On statutory level, however, Saudi Arabia has in many ways cleared the path for a higher participation rate of women in the job market. In principle, a Saudi woman’s (male) legal guardian must consent to all her important decisions. The legal guardian is usually the woman’s father or husband, but in certain cases the son, too, can take up this position. In today’s Saudi Arabia, women can still not leave the country, be released from prison or get married on their own. Since last year, however, they no longer need approval to start a business, they can serve in the military, open bank accounts and apply for public services. These decisions are part of “Vision 2030,” a development program for the Saudi Arabian labor market. A large proportion of this plan includes interventions to increase the proportion of women in the labor market. Although it is no longer a legal requirement for a woman to have her guardian’s consent to work, it is often still demanded by the employer.

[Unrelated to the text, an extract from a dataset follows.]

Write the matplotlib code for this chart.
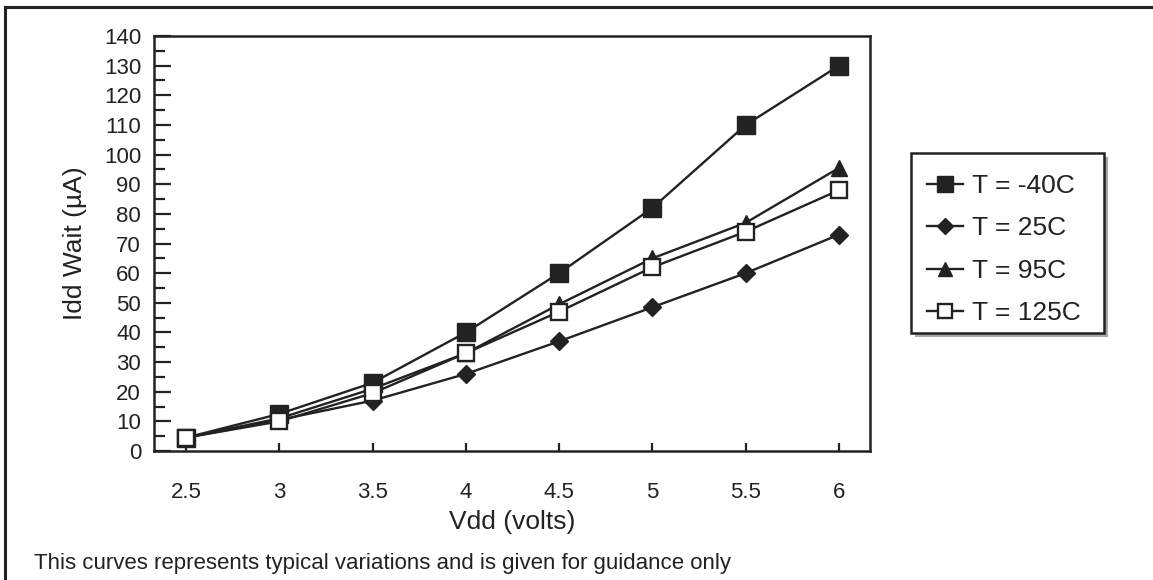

The fact that so few Saudi women work is increasingly becoming a problem for the country. Its economy is undergoing a major transformation, as it is booming. So far, increasing labor requirements have been satisfied by hiring foreign workers. That is, a large number of available jobs in Saudi Arabia are allocated to foreign citizens: only 5.6 million of the country’s 11.9 million employment positions are held by Saudis. At the same time, its economy is heavily dependent on the oil industry, which generates almost 45% of real GDP in Saudi Arabia. Overall, the labor market is very homogeneous, with 67% of Saudis working for the state.
The Ministry of Labor and Social Development has recognized that the Saudi labor market needs to be fundamentally transformed, as dependencies and untapped potential begin to adversely affect the economy. Saudi women’s potential has now been recognized, particularly their quality education. The lifting of the driving ban marks thus a first step towards the development of a new Saudi labor environment.